As the day restarts, Tree realizes that her killer is bound to strike again. What makes her situation especially ironic is that her death day also happens to be her birthday. To make matters even more ironic, the killer wears a creepy baby mask. The downside here is that Tree has to be killed over and over again until she finally identifies the murderer. The plus side is that she seemingly has more extra lives than a video game character. Come to think of it, Happy Death Day actually has a fair deal in common with time travel games like Life is Strange and Prince of Persia: The Sands of Time.
The filmmakers don’t even attempt to explain how this time loop works, but that’s not really important. What is important is what they do with this premise, which is surprisingly a lot of fun. The writing is self-aware, but still takes itself seriously enough to work as a legitimate horror movie. The performers are all clearly having a ball and succeed in bringing something more to the stock characters we typical see in this genre. The plot is well structured and paced, although the final destination is a little predicable and the killer’s motivations could’ve been more intriguing. Even then, though, Happy Death Day is smarter than it has any right to be.

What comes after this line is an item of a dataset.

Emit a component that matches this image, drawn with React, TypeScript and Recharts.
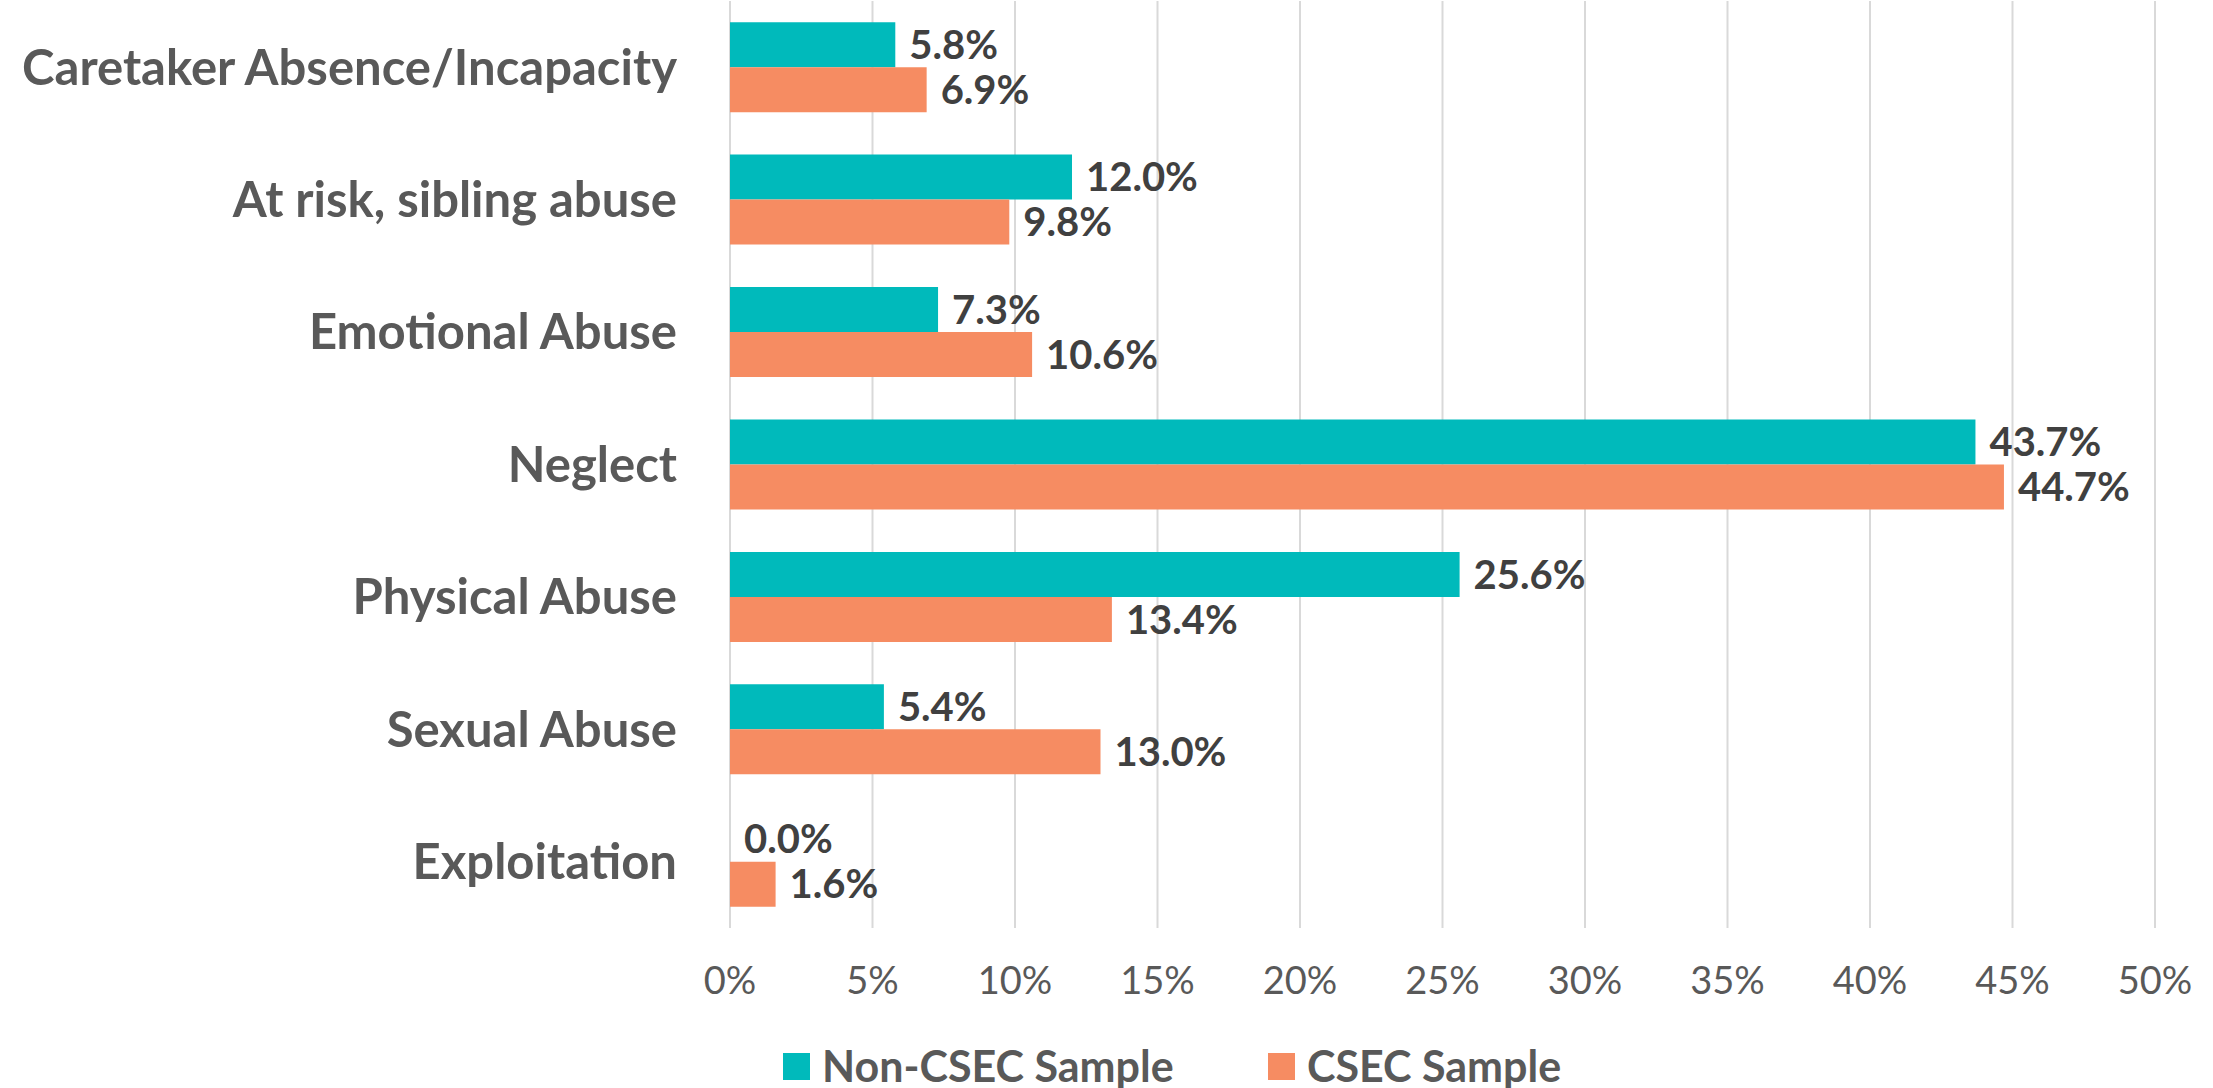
import { BarChart, Bar, XAxis, YAxis, CartesianGrid, LabelList } from "recharts";

const categories = [
  "Caretaker Absence/Incapacity",
  "At risk, sibling abuse",
  "Emotional Abuse",
  "Neglect",
  "Physical Abuse",
  "Sexual Abuse",
  "Exploitation",
];
const nonCsec = [5.8, 12.0, 7.3, 43.7, 25.6, 5.4, 0.0];
const csec = [6.9, 9.8, 10.6, 44.7, 13.4, 13.0, 1.6];
const xTicks = [0, 5, 10, 15, 20, 25, 30, 35, 40, 45, 50];

const TEAL = "#00BABB";
const ORANGE = "#F68C62";
const FONT = "Lato, 'Open Sans', sans-serif";

const data = categories.map((name, i) => ({ name, nonCsec: nonCsec[i], csec: csec[i] }));

const fmtValue = (v: any) => `${Number(v).toFixed(1)}%`;

const labelStyle = { fontSize: 40, fontWeight: 700, fill: "#404040", fontFamily: FONT };

const legendText = {
  position: "absolute" as const,
  top: 1040,
  lineHeight: "52px",
  fontSize: 43,
  fontWeight: 700,
  color: "#595959",
  fontFamily: FONT,
  whiteSpace: "nowrap" as const,
};

export default function App() {
  return (
    <div style={{ position: "absolute", left: 0, top: 0, width: 2213, height: 1088, background: "#fff" }}>
      <BarChart
        width={2213}
        height={1088}
        data={data}
        layout="vertical"
        margin={{ top: 1, right: 58, left: 0, bottom: 100 }}
        barCategoryGap="16%"
        barGap={0}
      >
        <CartesianGrid horizontal={false} stroke="#D9D9D9" strokeWidth={2} />
        <XAxis
          type="number"
          domain={[0, 50]}
          ticks={xTicks}
          tickFormatter={(v: number) => `${v}%`}
          axisLine={false}
          tickLine={false}
          tickSize={0}
          tickMargin={39}
          height={60}
          tick={{ fontSize: 38, fill: "#595959", fontFamily: FONT }}
        />
        <YAxis
          type="category"
          dataKey="name"
          width={730}
          axisLine={false}
          tickLine={false}
          tickSize={0}
          tickMargin={53}
          interval={0}
          tick={{ fontSize: 49, fill: "#595959", fontWeight: 700, fontFamily: FONT }}
        />
        <Bar dataKey="nonCsec" name="Non-CSEC Sample" fill={TEAL} minPointSize={0.01} isAnimationActive={false}>
          <LabelList dataKey="nonCsec" position="right" offset={14} formatter={fmtValue} style={labelStyle} />
        </Bar>
        <Bar dataKey="csec" name="CSEC Sample" fill={ORANGE} isAnimationActive={false}>
          <LabelList dataKey="csec" position="right" offset={14} formatter={fmtValue} style={labelStyle} />
        </Bar>
      </BarChart>
      <div style={{ position: "absolute", left: 783, top: 1053, width: 27, height: 27, background: TEAL }} />
      <div style={{ ...legendText, left: 822 }}>Non-CSEC Sample</div>
      <div style={{ position: "absolute", left: 1268, top: 1053, width: 27, height: 27, background: ORANGE }} />
      <div style={{ ...legendText, left: 1307 }}>CSEC Sample</div>
    </div>
  );
}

Director Christopher B. Landon previously wrote Disturbia, which obviously borrowed a few pages from Rear Window. He also wrote most of the Paranormal Activity movies, which didn’t exactly invent the found footage genre. In short, Landon’s films are never the most original, but he knows how to change an idea just enough to make it his own. Happy Death Day is another worthy addition to his Landon’s filmography. If he makes a sequel, however, let’s hope that he doesn’t simply repeat himself.